TO DO:
Reproduce nothing but the lines from the one with "Rebuild this diagram" through the one with "Write the D3.js code for this chart.", exactly and with both ends. Omit pictures.

* start EXCERPTED RECORDS *

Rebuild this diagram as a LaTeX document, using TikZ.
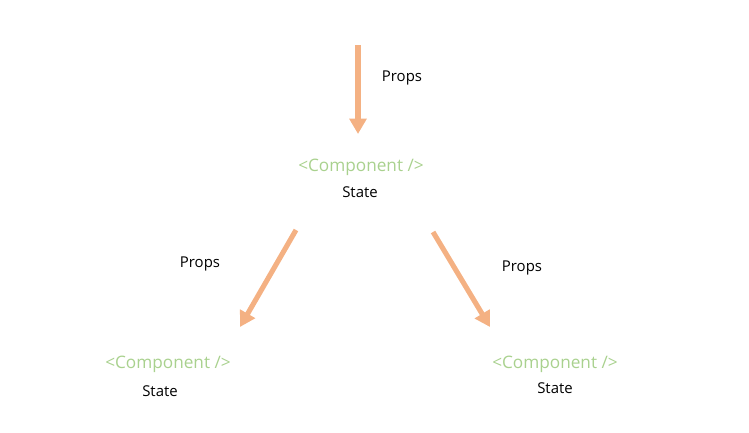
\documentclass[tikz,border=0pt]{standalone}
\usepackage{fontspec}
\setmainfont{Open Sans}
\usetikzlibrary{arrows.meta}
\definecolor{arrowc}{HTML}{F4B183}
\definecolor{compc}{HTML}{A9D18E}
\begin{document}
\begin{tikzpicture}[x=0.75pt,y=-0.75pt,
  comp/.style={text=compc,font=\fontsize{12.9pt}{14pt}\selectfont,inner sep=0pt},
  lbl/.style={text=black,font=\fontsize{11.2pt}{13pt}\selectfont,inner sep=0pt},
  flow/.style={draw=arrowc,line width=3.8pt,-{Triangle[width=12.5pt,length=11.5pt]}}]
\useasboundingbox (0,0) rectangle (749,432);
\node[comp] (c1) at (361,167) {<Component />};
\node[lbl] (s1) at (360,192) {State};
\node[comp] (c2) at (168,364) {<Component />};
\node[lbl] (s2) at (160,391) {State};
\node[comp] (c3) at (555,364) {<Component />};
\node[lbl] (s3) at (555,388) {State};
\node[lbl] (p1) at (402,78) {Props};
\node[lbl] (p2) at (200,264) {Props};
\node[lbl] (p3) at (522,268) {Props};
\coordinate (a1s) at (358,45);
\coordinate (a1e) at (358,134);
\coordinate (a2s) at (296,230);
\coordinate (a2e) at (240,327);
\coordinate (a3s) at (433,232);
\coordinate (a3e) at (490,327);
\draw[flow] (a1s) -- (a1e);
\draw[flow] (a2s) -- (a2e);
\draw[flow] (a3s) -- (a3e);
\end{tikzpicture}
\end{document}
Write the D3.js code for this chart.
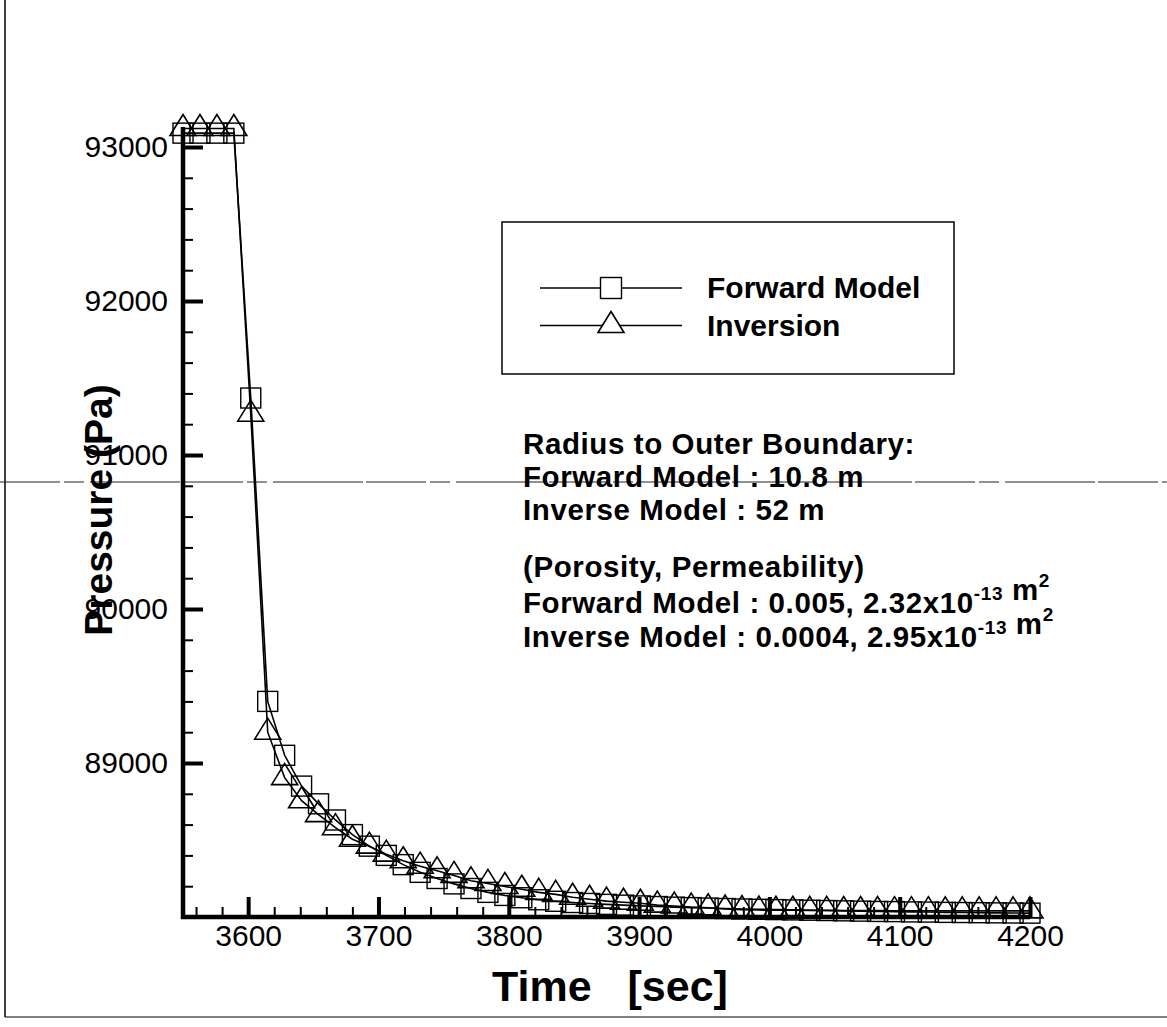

* end EXCERPTED RECORDS *
* start EXCERPTED RECORDS *

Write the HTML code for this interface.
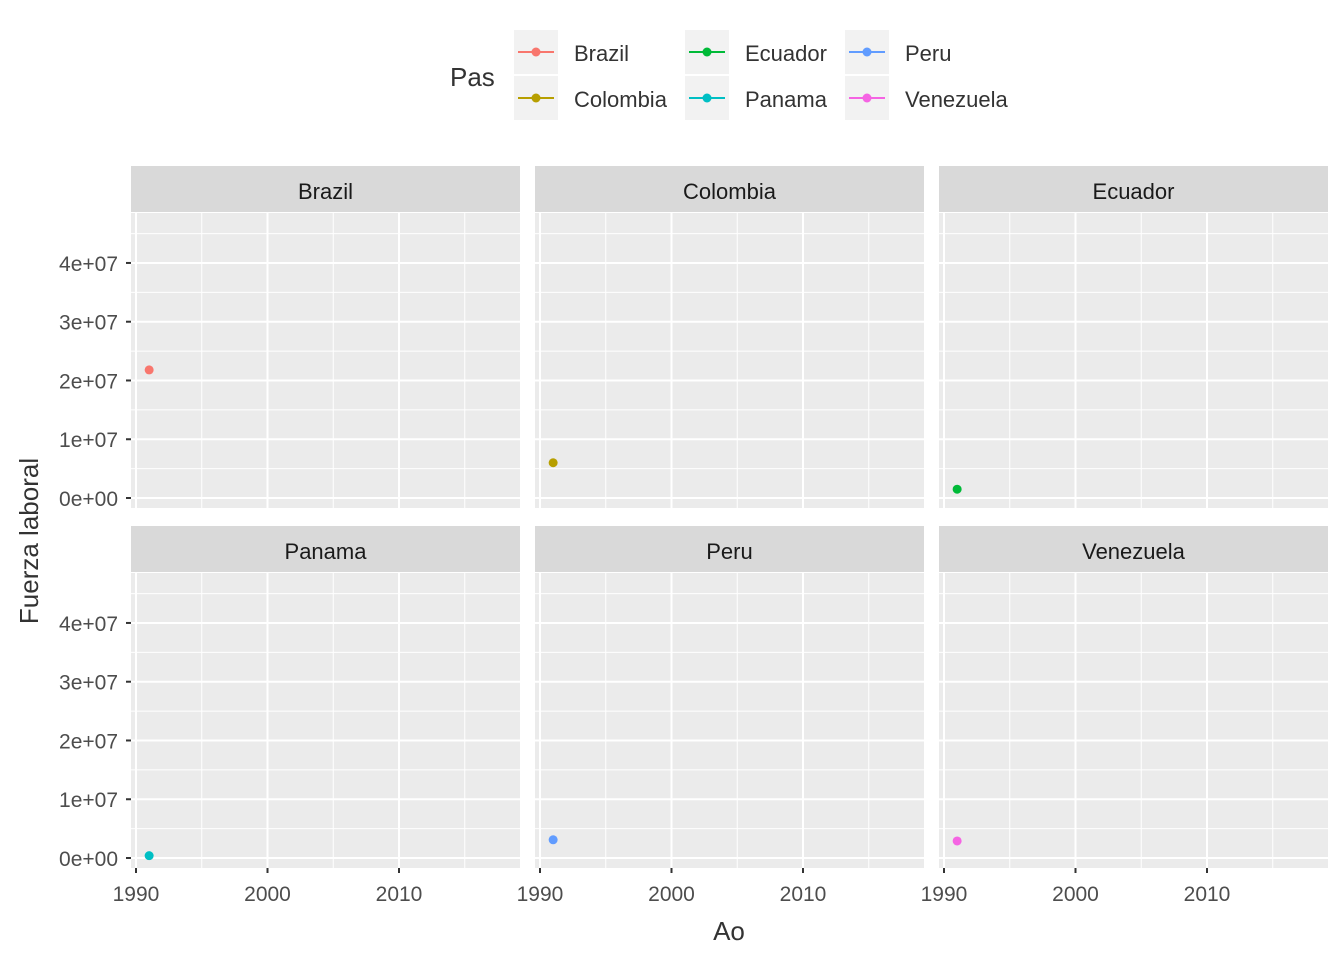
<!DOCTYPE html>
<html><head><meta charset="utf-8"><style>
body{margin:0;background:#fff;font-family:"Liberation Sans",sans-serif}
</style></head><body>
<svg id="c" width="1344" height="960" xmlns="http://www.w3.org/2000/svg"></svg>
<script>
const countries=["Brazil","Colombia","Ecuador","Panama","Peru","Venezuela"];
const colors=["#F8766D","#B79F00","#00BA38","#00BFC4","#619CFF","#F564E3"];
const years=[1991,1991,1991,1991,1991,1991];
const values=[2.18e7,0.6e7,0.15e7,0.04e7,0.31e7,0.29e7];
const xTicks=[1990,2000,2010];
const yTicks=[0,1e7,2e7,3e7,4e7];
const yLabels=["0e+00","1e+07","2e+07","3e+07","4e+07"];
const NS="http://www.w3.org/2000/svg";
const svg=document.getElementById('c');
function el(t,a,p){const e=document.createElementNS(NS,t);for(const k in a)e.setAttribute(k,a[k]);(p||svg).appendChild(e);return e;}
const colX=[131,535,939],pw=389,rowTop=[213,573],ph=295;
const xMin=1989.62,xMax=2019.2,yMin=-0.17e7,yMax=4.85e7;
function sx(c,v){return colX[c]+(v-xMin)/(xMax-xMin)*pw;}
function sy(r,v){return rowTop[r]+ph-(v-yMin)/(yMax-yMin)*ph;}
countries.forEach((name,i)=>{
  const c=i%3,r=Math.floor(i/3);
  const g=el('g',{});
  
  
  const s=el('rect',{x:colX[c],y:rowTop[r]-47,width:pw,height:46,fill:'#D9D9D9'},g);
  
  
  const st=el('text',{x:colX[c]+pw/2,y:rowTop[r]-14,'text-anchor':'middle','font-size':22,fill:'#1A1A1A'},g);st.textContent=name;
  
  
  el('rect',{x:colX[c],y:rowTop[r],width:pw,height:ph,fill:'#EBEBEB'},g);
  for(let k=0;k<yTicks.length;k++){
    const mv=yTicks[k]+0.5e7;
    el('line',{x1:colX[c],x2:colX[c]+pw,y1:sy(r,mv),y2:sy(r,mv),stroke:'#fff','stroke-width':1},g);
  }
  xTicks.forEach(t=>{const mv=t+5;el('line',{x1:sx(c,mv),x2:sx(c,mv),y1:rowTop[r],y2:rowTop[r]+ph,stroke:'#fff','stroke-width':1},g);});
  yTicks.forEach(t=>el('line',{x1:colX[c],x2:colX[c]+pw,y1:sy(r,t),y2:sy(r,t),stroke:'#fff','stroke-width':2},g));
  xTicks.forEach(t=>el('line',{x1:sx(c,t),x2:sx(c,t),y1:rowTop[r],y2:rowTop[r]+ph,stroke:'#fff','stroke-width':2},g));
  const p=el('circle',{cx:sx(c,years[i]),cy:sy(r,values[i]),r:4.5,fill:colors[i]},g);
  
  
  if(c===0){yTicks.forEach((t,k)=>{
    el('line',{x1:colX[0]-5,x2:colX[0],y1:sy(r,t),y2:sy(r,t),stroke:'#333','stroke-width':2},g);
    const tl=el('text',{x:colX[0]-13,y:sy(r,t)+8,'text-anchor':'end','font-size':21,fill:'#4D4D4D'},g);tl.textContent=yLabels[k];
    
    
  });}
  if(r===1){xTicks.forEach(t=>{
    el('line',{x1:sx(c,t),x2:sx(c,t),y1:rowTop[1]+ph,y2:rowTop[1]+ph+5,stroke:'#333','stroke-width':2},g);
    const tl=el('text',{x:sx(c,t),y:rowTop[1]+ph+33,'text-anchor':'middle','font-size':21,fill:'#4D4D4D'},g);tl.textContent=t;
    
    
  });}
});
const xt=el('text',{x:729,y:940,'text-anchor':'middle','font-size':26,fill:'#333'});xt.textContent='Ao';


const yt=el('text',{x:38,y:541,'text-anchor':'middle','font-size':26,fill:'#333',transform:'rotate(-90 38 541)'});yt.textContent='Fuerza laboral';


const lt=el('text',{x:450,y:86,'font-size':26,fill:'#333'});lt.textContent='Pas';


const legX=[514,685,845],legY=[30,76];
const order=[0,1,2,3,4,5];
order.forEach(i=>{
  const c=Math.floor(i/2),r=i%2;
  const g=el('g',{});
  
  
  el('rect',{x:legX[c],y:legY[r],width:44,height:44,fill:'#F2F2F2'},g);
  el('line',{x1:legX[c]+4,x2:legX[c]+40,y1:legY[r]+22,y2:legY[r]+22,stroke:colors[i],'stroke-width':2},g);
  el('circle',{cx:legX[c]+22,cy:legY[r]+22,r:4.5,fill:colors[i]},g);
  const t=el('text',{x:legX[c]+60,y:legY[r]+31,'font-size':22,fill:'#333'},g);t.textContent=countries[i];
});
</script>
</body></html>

* end EXCERPTED RECORDS *

IN RESPONSE:
Rebuild this diagram as a LaTeX document, using TikZ.
\documentclass[tikz,border=0pt]{standalone}
\usepackage{fontspec}
\setmainfont{Open Sans}
\usetikzlibrary{arrows.meta}
\definecolor{arrowc}{HTML}{F4B183}
\definecolor{compc}{HTML}{A9D18E}
\begin{document}
\begin{tikzpicture}[x=0.75pt,y=-0.75pt,
  comp/.style={text=compc,font=\fontsize{12.9pt}{14pt}\selectfont,inner sep=0pt},
  lbl/.style={text=black,font=\fontsize{11.2pt}{13pt}\selectfont,inner sep=0pt},
  flow/.style={draw=arrowc,line width=3.8pt,-{Triangle[width=12.5pt,length=11.5pt]}}]
\useasboundingbox (0,0) rectangle (749,432);
\node[comp] (c1) at (361,167) {<Component />};
\node[lbl] (s1) at (360,192) {State};
\node[comp] (c2) at (168,364) {<Component />};
\node[lbl] (s2) at (160,391) {State};
\node[comp] (c3) at (555,364) {<Component />};
\node[lbl] (s3) at (555,388) {State};
\node[lbl] (p1) at (402,78) {Props};
\node[lbl] (p2) at (200,264) {Props};
\node[lbl] (p3) at (522,268) {Props};
\coordinate (a1s) at (358,45);
\coordinate (a1e) at (358,134);
\coordinate (a2s) at (296,230);
\coordinate (a2e) at (240,327);
\coordinate (a3s) at (433,232);
\coordinate (a3e) at (490,327);
\draw[flow] (a1s) -- (a1e);
\draw[flow] (a2s) -- (a2e);
\draw[flow] (a3s) -- (a3e);
\end{tikzpicture}
\end{document}
Write the D3.js code for this chart.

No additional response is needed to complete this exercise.